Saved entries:
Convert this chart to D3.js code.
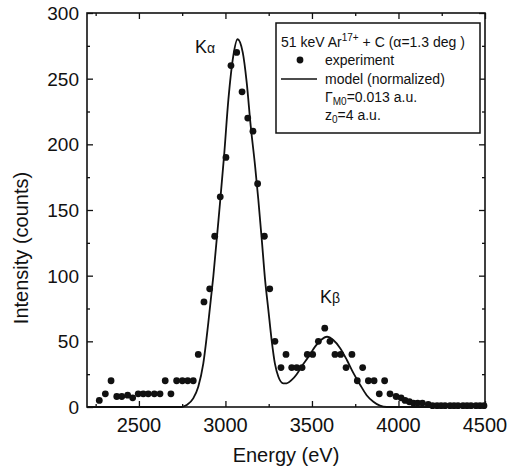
<!DOCTYPE html>
<html>
<head>
<meta charset="utf-8">
<script src="https://cdn.jsdelivr.net/npm/d3@7"></script>
<style>
  body { margin: 0; background: #fff; }
  text { font-family: Arial, "Liberation Sans", sans-serif; fill: #111; }
</style>
</head>
<body>
<script>
// measured points (energy in eV, intensity in counts)
var expEnergy = [2271, 2306, 2339, 2372, 2401, 2435, 2464, 2496, 2525, 2554, 2589, 2622, 2652, 2685, 2718, 2751, 2782, 2814, 2843,
  2876, 2909, 2938, 2970, 3003, 3032, 3065, 3096, 3129, 3159, 3186, 3225, 3256, 3286, 3321, 3350, 3383, 3412, 3443, 3473,
  3504, 3537, 3574, 3604, 3633, 3666, 3697, 3731, 3762, 3793, 3826, 3859, 3889, 3920, 3951,
  3986, 4015, 4038, 4063, 4086, 4111, 4138, 4172, 4197, 4223, 4246, 4269, 4298, 4321, 4344, 4373, 4396, 4419, 4448, 4471, 4494];
var expCounts = [5, 10, 20, 8, 8, 9, 7, 10, 10, 10, 10, 10, 20, 10, 20, 20, 20, 20, 40,
  80, 90, 130, 160, 190, 260, 270, 240, 220, 210, 170, 130, 90, 50, 30, 40, 30, 30, 30, 40,
  40, 50, 60, 50, 40, 40, 30, 40, 20, 30, 20, 20, 10, 20, 10,
  8, 7, 5, 4, 3, 3, 3, 2, 1, 1, 1, 1, 1, 1, 1, 1, 1, 1, 1, 1, 1];

// model curve
var modelEnergy = [2200, 2700, 2747, 2776, 2814, 2843, 2872, 2901, 2930, 2965, 2992, 3017, 3045, 3070, 3100, 3123, 3146, 3171,
  3190, 3210, 3229, 3248, 3267, 3286, 3306, 3334, 3354, 3383, 3412, 3441, 3479, 3518, 3552, 3587, 3623, 3662,
  3701, 3739, 3778, 3816, 3855, 3893, 3932, 4500];
var modelCounts = [0, 0, 0, 1.5, 6.6, 15.5, 33, 64, 99.5, 150, 191, 234, 267, 280, 270, 247, 214, 184,
  158, 127.5, 97, 74, 51, 33, 23, 18, 18, 20.6, 25, 31, 38, 46, 51, 53.5, 51, 45,
  36, 26, 17, 9, 4, 1, 0, 0];

var xTicks = [2500, 3000, 3500, 4000, 4500];
var xMinor = [2250, 2750, 3250, 3750, 4250];
var yTicks = [0, 50, 100, 150, 200, 250, 300];
var yMinor = [25, 75, 125, 175, 225, 275];

function drawChart() {
  var size = { width: 510, height: 472 };
  var margin = { top: 13, right: 25, bottom: 65, left: 87 };

  var svg = d3.select("body").append("svg")
    .attr("width", size.width)
    .attr("height", size.height);

  var x = d3.scaleLinear().domain([2200, 4500]).range([margin.left, size.width - margin.right]);
  var y = d3.scaleLinear().domain([0, 300]).range([size.height - margin.bottom, margin.top]);

  var x0 = x.range()[0], x1 = x.range()[1], y0 = y.range()[0], y1 = y.range()[1];

  // ticks on all four sides, pointing inward
  function addAxis(axis, tx, ty, vals, len) {
    svg.append("g")
      .attr("transform", "translate(" + tx + "," + ty + ")")
      .call(axis.tickValues(vals).tickSize(len).tickFormat(""))
      .call(function(g) { g.select(".domain").remove(); })
      .selectAll("line").attr("stroke", "#111").attr("stroke-width", 1.3);
  }
  addAxis(d3.axisTop(x), 0, y0, xTicks, 6);
  addAxis(d3.axisTop(x), 0, y0, xMinor, 3);
  addAxis(d3.axisBottom(x), 0, y1, xTicks, 6);
  addAxis(d3.axisBottom(x), 0, y1, xMinor, 3);
  addAxis(d3.axisRight(y), x0, 0, yTicks, 6);
  addAxis(d3.axisRight(y), x0, 0, yMinor, 3);
  addAxis(d3.axisLeft(y), x1, 0, yTicks, 6);
  addAxis(d3.axisLeft(y), x1, 0, yMinor, 3);

  // tick labels
  svg.append("g").selectAll("text")
    .data(xTicks).enter().append("text")
    .attr("x", function(d) { return x(d); })
    .attr("y", y0 + 25)
    .attr("text-anchor", "middle")
    .style("font-size", "20px")
    .text(function(d) { return d; });

  svg.append("g").selectAll("text")
    .data(yTicks).enter().append("text")
    .attr("x", x0 - 8)
    .attr("y", function(d) { return y(d) + 7; })
    .attr("text-anchor", "end")
    .style("font-size", "19px")
    .text(function(d) { return d; });

  // axis titles
  svg.append("text")
    .attr("x", (x0 + x1) / 2)
    .attr("y", 462)
    .attr("text-anchor", "middle")
    .style("font-size", "20px")
    .text("Energy (eV)");

  svg.append("text")
    .attr("transform", "translate(28,248) rotate(-90)")
    .attr("text-anchor", "middle")
    .style("font-size", "20px")
    .text("Intensity (counts)");

  // model line
  var line = d3.line()
    .x(function(d) { return x(d[0]); })
    .y(function(d) { return y(d[1]); })
    .curve(d3.curveMonotoneX);

  svg.append("path")
    .datum(d3.zip(modelEnergy, modelCounts))
    .attr("d", line)
    .attr("fill", "none")
    .attr("stroke", "#111")
    .attr("stroke-width", 1.8);

  // experimental dots
  svg.append("g").selectAll("circle")
    .data(d3.zip(expEnergy, expCounts))
    .enter().append("circle")
    .attr("cx", function(d) { return x(d[0]); })
    .attr("cy", function(d) { return y(d[1]); })
    .attr("r", 3.4)
    .attr("fill", "#111");

  // frame
  svg.append("rect")
    .attr("x", x0).attr("y", y1)
    .attr("width", x1 - x0).attr("height", y0 - y1)
    .attr("fill", "none")
    .attr("stroke", "#111")
    .attr("stroke-width", 1.6);

  // peak labels
  var ka = svg.append("text").attr("x", 195).attr("y", 53).style("font-size", "18px");
  ka.append("tspan").text("K");
  ka.append("tspan").style("font-size", "14px").text("\u03b1");
  var kb = svg.append("text").attr("x", 320).attr("y", 303).style("font-size", "18px");
  kb.append("tspan").text("K");
  kb.append("tspan").style("font-size", "14px").text("\u03b2");

  // legend box
  var lg = svg.append("g");
  lg.append("rect")
    .attr("x", 276).attr("y", 23)
    .attr("width", 204).attr("height", 110)
    .attr("fill", "#fff")
    .attr("stroke", "#111")
    .attr("stroke-width", 1.5);

  var fs = "14px";
  var t1 = lg.append("text").attr("x", 281).attr("y", 47).style("font-size", fs);
  t1.append("tspan").text("51 keV Ar");
  t1.append("tspan").attr("dy", -6).style("font-size", "10px").text("17+");
  t1.append("tspan").attr("dy", 6).text(" + C (\u03b1=1.3 deg  )");

  lg.append("circle").attr("cx", 300).attr("cy", 60).attr("r", 3.4).attr("fill", "#111");
  lg.append("text").attr("x", 325).attr("y", 65).style("font-size", fs).text("experiment");

  lg.append("line")
    .attr("x1", 281).attr("x2", 317).attr("y1", 79).attr("y2", 79)
    .attr("stroke", "#111").attr("stroke-width", 1.5);
  lg.append("text").attr("x", 325).attr("y", 84).style("font-size", fs).text("model (normalized)");

  var t3 = lg.append("text").attr("x", 325).attr("y", 102).style("font-size", fs);
  t3.append("tspan").text("\u0393");
  t3.append("tspan").attr("dy", 3).style("font-size", "10px").text("M0");
  t3.append("tspan").attr("dy", -3).text("=0.013 a.u.");

  var t4 = lg.append("text").attr("x", 325).attr("y", 120).style("font-size", fs);
  t4.append("tspan").text("z");
  t4.append("tspan").attr("dy", 3).style("font-size", "10px").text("0");
  t4.append("tspan").attr("dy", -3).text("=4 a.u.");
}

drawChart();
</script>
</body>
</html>
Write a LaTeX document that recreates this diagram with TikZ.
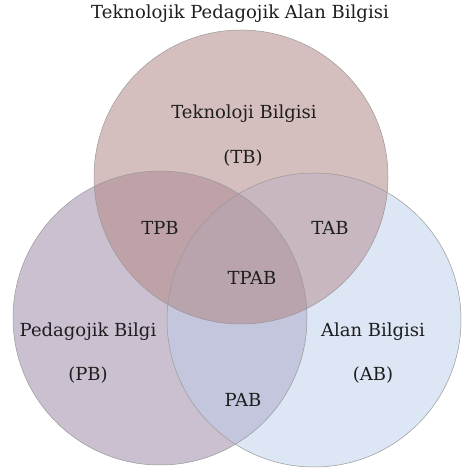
\documentclass[tikz,border=0pt]{standalone}
\usepackage{fontspec}
\setmainfont{DejaVu Serif}
\definecolor{cT}{HTML}{D5BFBE}
\definecolor{cL}{HTML}{CBC0D0}
\definecolor{cR}{HTML}{DCE6F5}
\definecolor{cTL}{HTML}{BEA2A8}
\definecolor{cTR}{HTML}{C8B6C0}
\definecolor{cLR}{HTML}{C3C6DC}
\definecolor{cTLR}{HTML}{B9A3AC}
\definecolor{txt}{HTML}{1E1E1E}
\begin{document}
\begin{tikzpicture}[x=1pt,y=-1pt,
  lbl/.style={font=\fontsize{18}{20}\selectfont, text=txt, inner sep=0pt},
  rim/.style={draw=black!40, line width=0.5pt}]
\useasboundingbox (0,0) rectangle (462,470);
\def\circT{(241,177) circle[radius=147pt]}
\def\circL{(160,318) circle[radius=147pt]}
\def\circR{(314,320) circle[radius=147pt]}
% single regions
\fill[cL] \circL;
\fill[cR] \circR;
\fill[cT] \circT;
% pairwise
\begin{scope}\clip \circL; \fill[cLR] \circR; \end{scope}
\begin{scope}\clip \circT; \fill[cTL] \circL; \end{scope}
\begin{scope}\clip \circT; \fill[cTR] \circR; \end{scope}
% triple
\begin{scope}\clip \circT; \clip \circL; \fill[cTLR] \circR; \end{scope}
% outlines
\draw[rim] \circL;
\draw[rim] \circR;
\draw[rim] \circT;
% labels
\node[lbl] (title) at (240,14) {Teknolojik Pedagojik Alan Bilgisi};
\node[lbl] (tb1) at (244,114) {Teknoloji Bilgisi};
\node[lbl] (tb2) at (243,158) {(TB)};
\node[lbl] (tpb) at (160,228) {TPB};
\node[lbl] (tab) at (330,228) {TAB};
\node[lbl] (tpab) at (252,278) {TPAB};
\node[lbl] (pb1) at (88,332) {Pedagojik Bilgi};
\node[lbl] (pb2) at (88,375) {(PB)};
\node[lbl] (ab1) at (373,332) {Alan Bilgisi};
\node[lbl] (ab2) at (373,375) {(AB)};
\node[lbl] (pab) at (243,400) {PAB};
\end{tikzpicture}
\end{document}
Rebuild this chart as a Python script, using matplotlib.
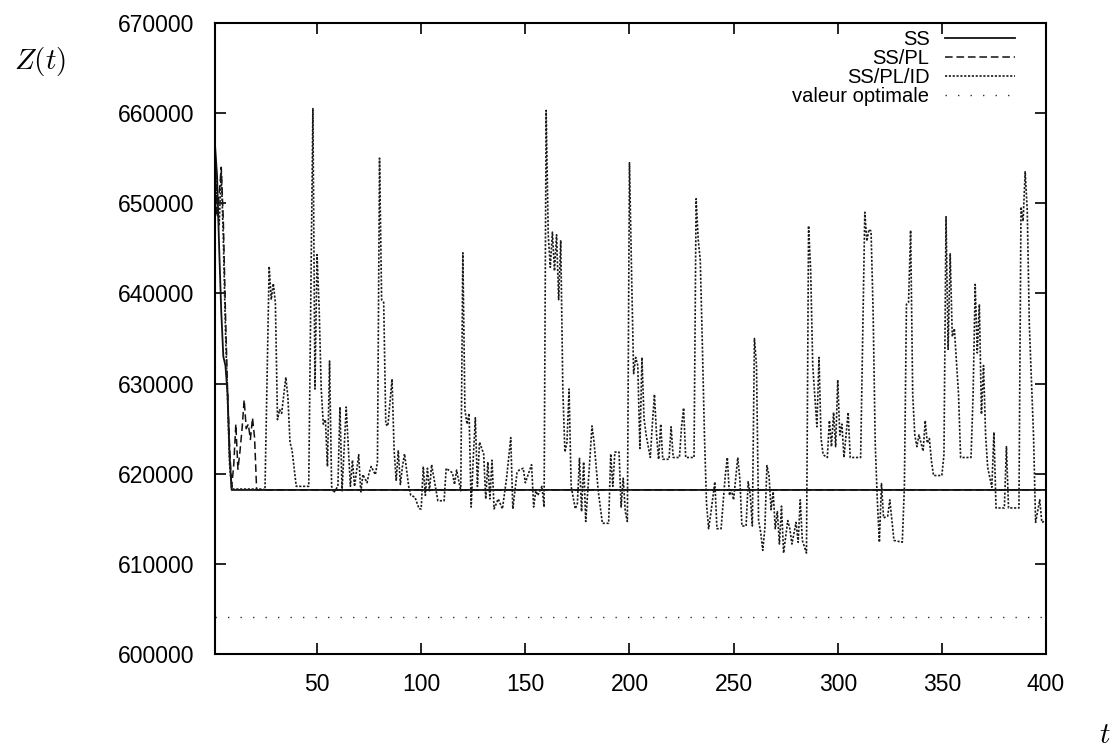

# YOUR OBJECTIVE
Examine the records and pull out every line where the string "this" occurs.

# WRITTEN ANSWER
Convert this chart to D3.js code.
Write a LaTeX document that recreates this diagram with TikZ.
Rebuild this chart as a Python script, using matplotlib.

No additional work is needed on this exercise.